ご要望がれば中の小説も☆付きで完成をさせましょ♪
あっ・・・でもいつものつくしじゃなく積極的な大人なつくしを書かないといけなくなるのねェ(^_^;)
tsun様
いえいえこちらこそリクエストありがとうございました。
お待たせしましたぼちぼちと書いていたんです。
リクエストは未知への挑戦で楽しませてもらいました。
頭の活性化に大変役立ちました。
ここまでに没にした設定は新しいお話の土台とさせていただきます♪
類のリク・・・。
どんな類君の設定がお望みでしょうか?
こうなりゃ、tsun様の妄想についていきます(やけくそじゃないですから~)
怒り沸騰のつくしを慰める類君とかだとひと波乱ありそうですよね。
このお話は短編・・・短編・・・。
数話なら続きもありか・・・。
これ以上自分で作品を増やしてどうするッ←「メッ!」
ゆげ様
道明寺賞・・・
確かに密かに楽しんでいそうですね。
>現実とのギャップに、何で実際は、こんな感じにならないんだ?!って、考え込む司を想像してしまいました(笑)。
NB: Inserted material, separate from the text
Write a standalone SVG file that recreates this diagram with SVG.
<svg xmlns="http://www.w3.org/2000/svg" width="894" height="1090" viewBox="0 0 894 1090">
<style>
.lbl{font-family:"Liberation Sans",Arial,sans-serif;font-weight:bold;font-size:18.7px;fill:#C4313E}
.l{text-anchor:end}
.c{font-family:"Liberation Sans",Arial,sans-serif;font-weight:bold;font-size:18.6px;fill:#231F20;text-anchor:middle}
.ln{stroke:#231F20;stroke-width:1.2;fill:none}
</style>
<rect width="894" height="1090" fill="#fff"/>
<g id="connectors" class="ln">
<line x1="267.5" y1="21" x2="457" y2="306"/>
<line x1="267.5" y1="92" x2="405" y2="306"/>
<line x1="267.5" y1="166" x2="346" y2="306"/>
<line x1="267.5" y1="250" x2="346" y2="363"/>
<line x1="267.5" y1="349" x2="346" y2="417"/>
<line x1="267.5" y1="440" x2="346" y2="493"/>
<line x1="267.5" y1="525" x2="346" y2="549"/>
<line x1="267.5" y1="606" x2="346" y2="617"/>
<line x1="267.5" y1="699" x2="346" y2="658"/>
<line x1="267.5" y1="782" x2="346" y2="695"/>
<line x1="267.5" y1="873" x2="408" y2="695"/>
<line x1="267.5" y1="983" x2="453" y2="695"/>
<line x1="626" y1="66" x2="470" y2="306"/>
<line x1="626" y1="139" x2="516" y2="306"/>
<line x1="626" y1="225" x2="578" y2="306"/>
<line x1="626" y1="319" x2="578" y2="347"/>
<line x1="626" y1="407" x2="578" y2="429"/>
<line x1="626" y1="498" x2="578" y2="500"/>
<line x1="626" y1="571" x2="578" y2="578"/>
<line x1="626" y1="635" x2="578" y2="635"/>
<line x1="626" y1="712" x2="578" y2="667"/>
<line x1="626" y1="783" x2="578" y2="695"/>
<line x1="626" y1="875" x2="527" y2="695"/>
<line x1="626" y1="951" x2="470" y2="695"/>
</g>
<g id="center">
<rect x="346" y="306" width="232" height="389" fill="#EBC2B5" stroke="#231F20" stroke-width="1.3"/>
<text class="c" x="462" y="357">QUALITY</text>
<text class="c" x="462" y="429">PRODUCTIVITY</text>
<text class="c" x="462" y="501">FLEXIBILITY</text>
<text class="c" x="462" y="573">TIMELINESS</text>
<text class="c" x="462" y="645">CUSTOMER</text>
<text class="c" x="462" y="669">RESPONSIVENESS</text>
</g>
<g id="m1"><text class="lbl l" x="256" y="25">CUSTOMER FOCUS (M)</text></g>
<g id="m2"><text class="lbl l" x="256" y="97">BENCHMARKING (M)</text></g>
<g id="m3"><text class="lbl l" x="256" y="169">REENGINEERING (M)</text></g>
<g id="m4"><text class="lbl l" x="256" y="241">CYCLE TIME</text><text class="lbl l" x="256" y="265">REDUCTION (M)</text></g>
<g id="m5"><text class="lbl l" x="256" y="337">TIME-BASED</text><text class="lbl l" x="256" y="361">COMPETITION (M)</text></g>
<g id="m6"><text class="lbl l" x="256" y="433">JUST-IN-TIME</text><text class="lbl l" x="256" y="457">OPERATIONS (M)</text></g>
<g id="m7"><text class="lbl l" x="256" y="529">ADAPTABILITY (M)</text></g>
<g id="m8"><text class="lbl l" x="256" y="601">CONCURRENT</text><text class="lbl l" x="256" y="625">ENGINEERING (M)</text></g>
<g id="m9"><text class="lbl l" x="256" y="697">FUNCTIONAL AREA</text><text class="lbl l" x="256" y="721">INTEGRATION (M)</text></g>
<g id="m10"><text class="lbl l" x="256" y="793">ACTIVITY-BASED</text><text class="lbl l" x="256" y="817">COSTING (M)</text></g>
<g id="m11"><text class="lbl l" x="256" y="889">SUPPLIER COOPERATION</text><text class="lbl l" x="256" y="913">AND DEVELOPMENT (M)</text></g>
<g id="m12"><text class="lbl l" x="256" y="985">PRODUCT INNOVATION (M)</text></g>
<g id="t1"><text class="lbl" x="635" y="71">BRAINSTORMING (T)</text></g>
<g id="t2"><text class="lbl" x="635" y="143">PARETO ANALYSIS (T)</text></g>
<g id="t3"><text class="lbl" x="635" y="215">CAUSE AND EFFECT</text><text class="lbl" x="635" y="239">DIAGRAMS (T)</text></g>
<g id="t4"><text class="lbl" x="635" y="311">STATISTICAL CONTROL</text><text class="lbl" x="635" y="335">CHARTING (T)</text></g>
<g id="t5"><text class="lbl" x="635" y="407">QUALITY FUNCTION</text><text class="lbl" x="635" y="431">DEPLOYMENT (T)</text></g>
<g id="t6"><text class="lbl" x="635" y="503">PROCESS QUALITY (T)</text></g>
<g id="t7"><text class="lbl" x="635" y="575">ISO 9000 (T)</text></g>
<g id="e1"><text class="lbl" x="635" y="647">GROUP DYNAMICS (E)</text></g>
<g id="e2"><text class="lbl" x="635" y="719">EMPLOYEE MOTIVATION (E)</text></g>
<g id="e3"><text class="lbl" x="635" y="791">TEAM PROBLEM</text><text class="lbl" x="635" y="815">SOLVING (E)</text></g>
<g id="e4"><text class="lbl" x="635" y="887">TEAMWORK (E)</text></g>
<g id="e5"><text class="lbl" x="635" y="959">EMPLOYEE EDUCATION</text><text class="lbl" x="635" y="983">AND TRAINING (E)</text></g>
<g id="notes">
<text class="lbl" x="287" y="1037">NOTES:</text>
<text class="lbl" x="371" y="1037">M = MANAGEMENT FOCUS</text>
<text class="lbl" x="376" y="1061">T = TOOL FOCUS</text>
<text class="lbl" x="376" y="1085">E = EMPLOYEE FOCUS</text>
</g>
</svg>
「おい、どうすればこんな積極的なうまいシュチュになる?」
「・・・」
「牧野だろ?」
「牧野じゃな・・・」
「相手は司だし・・・」
「俺たちなら何とか相手が牧野でも行けるかもしれないけどな」
ブチッ!!!
ボクッ!
こんな感じの場面を脳内変換しちゃいましたよ~。
つくしちゃんの行動報告書確かに西田さんなら作っていそうですね。